> The request
Return all lines below containing the word "Apache".

> Data to process
+ + + +

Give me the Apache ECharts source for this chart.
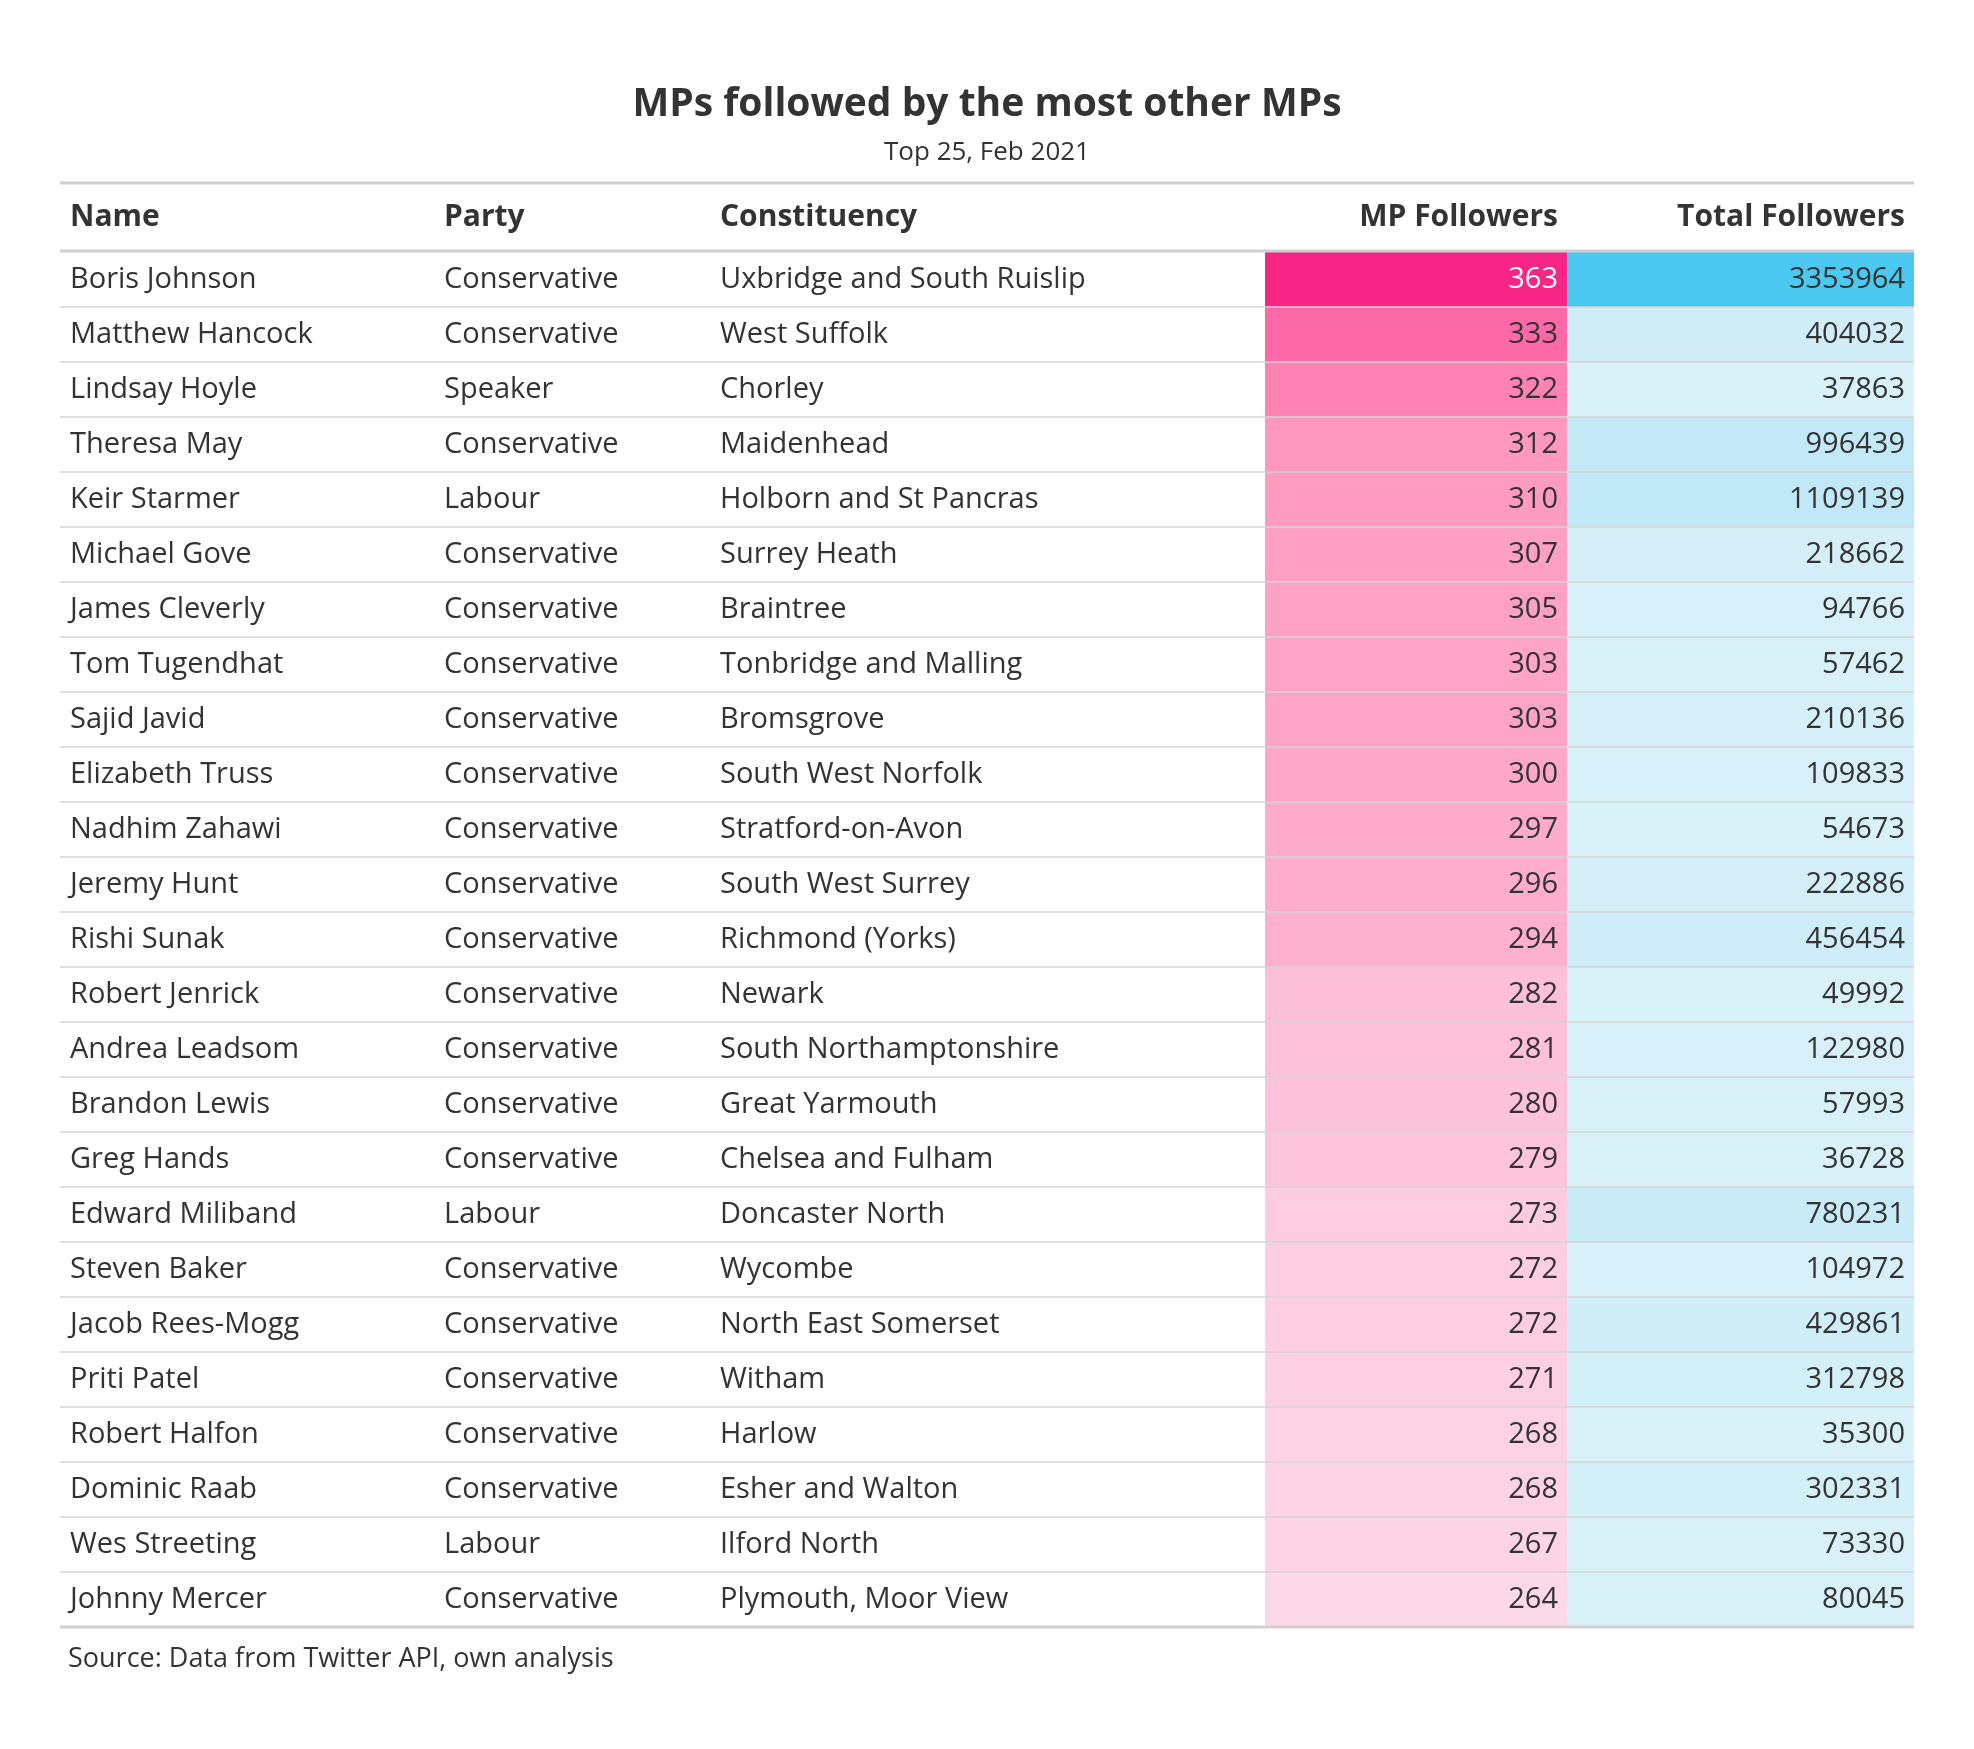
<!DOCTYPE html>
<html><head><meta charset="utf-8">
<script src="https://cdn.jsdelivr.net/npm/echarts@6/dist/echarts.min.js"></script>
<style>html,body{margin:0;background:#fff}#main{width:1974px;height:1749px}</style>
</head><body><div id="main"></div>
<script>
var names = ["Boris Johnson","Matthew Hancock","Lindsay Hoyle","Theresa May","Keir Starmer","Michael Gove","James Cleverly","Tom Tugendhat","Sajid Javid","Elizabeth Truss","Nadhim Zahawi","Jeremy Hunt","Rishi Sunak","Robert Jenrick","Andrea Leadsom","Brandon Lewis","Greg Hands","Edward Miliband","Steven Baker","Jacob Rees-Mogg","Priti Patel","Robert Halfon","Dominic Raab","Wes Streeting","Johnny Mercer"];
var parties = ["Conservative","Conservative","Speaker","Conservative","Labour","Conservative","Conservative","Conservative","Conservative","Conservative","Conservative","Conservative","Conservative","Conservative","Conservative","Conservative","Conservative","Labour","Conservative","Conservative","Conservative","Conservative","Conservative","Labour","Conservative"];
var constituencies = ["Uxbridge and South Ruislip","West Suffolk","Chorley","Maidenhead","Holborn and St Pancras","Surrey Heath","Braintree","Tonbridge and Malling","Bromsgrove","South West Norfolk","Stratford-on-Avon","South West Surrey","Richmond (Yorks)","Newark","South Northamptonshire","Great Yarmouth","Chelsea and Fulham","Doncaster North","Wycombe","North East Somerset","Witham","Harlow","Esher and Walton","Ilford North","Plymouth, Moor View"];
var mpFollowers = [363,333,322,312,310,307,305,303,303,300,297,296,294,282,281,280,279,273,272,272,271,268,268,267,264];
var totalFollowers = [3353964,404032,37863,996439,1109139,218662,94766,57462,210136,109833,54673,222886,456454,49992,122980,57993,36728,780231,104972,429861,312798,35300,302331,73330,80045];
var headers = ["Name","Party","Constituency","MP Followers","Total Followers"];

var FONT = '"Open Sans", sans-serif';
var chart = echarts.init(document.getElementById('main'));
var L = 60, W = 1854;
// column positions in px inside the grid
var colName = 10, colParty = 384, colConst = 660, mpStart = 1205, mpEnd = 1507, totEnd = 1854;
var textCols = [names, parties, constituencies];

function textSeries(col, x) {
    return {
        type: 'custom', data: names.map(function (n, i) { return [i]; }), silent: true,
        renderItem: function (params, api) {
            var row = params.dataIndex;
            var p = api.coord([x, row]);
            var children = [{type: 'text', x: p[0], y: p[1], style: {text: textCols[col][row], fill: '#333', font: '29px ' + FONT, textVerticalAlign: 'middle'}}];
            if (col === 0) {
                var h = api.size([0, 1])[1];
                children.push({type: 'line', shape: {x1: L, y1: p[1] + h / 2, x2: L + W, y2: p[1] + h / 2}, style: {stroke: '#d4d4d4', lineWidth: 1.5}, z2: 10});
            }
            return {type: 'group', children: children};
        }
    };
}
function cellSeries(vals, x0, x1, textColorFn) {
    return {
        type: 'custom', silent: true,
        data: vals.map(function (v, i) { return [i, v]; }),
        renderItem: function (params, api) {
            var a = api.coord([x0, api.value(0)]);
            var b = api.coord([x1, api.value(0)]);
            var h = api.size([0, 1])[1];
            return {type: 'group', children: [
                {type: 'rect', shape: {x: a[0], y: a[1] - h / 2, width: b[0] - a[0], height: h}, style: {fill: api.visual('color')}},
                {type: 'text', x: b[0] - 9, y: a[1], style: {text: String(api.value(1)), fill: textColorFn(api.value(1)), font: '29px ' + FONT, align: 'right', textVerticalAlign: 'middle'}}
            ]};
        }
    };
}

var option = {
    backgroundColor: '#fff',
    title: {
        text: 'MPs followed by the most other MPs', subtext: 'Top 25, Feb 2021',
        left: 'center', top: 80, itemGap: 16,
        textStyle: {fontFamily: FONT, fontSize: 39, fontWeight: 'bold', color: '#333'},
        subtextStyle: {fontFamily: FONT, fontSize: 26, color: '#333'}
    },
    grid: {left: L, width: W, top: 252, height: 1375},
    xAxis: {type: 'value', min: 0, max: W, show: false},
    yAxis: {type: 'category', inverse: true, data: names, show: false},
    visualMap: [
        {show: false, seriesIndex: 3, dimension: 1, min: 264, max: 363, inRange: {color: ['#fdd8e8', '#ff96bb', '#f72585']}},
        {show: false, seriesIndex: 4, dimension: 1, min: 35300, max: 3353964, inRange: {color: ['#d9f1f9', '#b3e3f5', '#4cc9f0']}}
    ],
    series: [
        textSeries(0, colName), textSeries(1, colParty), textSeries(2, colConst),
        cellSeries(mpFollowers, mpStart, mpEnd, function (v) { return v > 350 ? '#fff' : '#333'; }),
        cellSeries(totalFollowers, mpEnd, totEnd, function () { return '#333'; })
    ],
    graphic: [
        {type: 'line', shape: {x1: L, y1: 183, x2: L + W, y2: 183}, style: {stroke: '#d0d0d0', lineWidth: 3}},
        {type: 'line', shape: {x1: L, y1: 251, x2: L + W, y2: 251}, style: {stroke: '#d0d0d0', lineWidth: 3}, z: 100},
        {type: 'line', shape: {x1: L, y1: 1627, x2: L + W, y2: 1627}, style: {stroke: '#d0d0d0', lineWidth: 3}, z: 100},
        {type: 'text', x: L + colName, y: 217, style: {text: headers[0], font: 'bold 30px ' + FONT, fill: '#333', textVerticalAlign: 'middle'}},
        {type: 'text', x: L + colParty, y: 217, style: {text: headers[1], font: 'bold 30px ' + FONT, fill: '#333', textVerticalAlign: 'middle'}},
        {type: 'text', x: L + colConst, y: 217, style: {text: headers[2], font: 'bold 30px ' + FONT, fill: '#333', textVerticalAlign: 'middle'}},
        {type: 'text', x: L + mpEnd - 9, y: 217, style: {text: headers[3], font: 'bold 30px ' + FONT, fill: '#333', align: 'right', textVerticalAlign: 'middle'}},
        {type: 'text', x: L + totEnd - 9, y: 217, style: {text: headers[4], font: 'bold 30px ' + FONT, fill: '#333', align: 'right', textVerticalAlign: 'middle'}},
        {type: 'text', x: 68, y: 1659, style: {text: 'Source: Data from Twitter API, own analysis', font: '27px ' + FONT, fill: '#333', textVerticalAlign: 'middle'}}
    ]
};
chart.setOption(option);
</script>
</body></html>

+ + + +

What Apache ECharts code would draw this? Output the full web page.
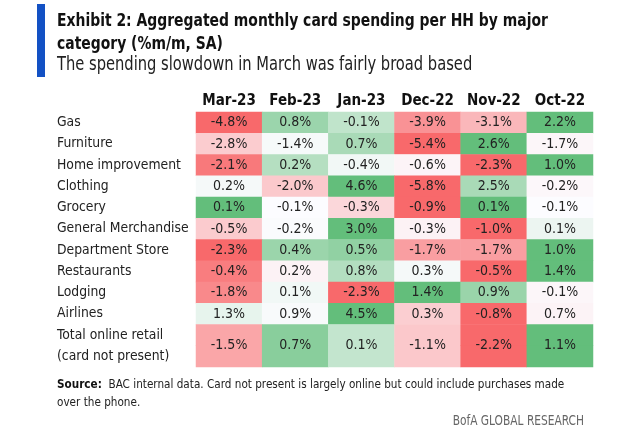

+ + + +

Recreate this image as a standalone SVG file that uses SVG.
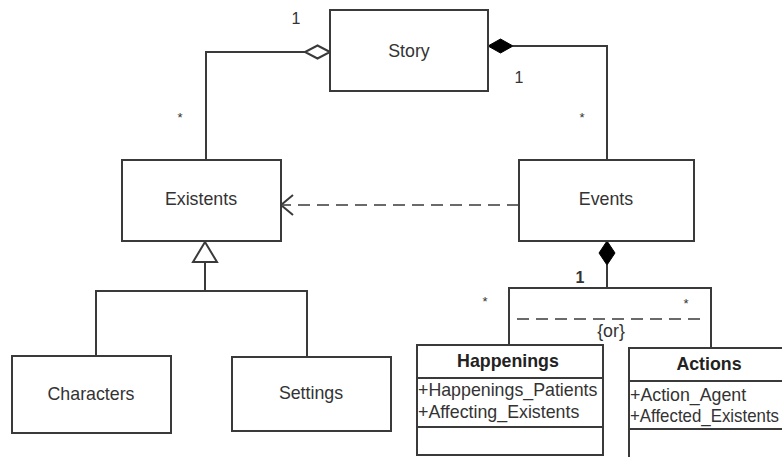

+ + + +

> Response to the exercise
Give me the Apache ECharts source for this chart.
What Apache ECharts code would draw this? Output the full web page.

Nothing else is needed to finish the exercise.